## Import
Import **pandas** and **matplotlib**.

In [1]:
import numpy as np
import pandas as pd
import matplotlib.pyplot as plt

%load_ext autoreload
%autoreload 2

## Creating Clusters in the Synthetic Dataset using k-Means Algorithm
Open `kmeans.py` file. Some of the functions in the `KMeans` class are not yet implemented. We will implement the missing parts of this class.

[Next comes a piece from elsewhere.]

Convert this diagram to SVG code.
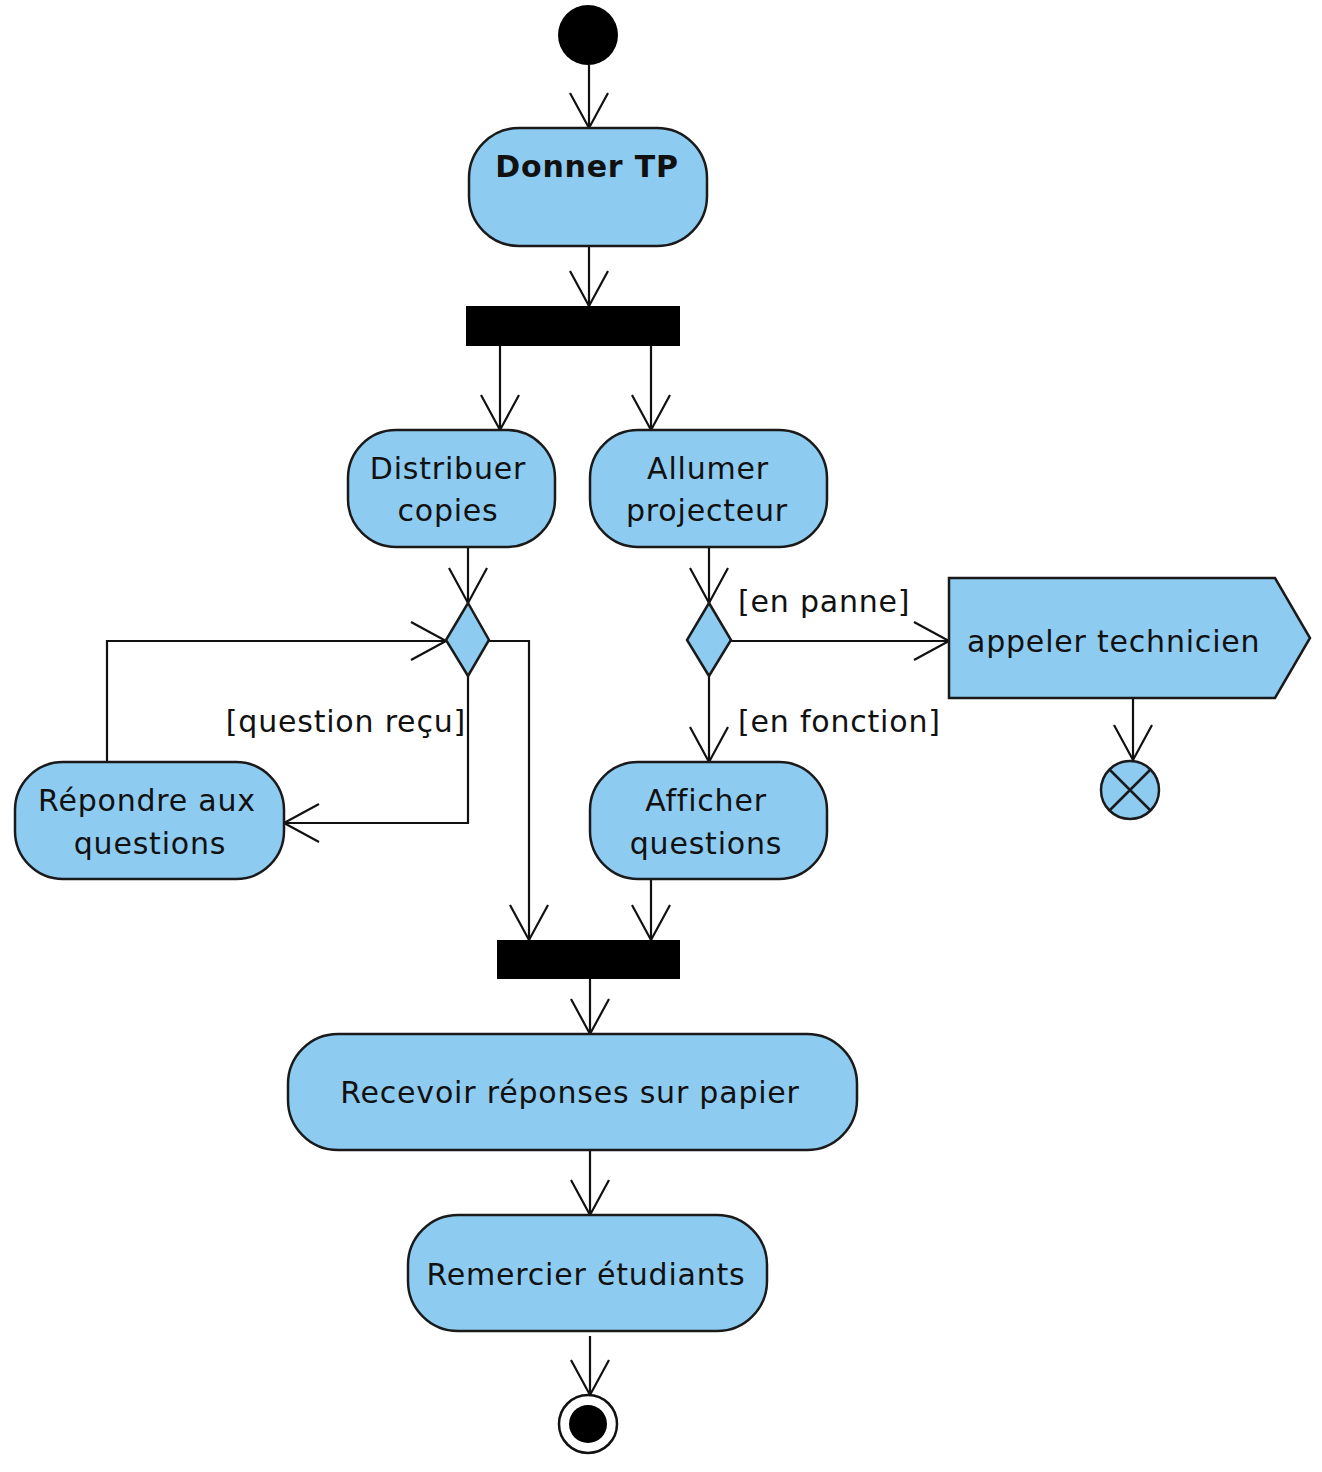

Import the `KMeans` class.

In [2]:
from kmeans import KMeans

## Dataset 8
For this notebook, we will work on dataset 8. The group decided to assume that this is a clustering dataset. This decision was based on a number of factors. First, there is a class variable. The presence of a class variable suggests that the observations are trying to be grouped in some way. Second, the values are continuous. Continuous values rule out the possibility that these are item counts; which in turn makes it unlikely to be a rule mining dataset. The granularity of the values, which goes up to 5 decimal places, hints that it is not some sort of user rating either. This is further supported by the presence of negative values which rules out the possibility of implicitly generated ratings. 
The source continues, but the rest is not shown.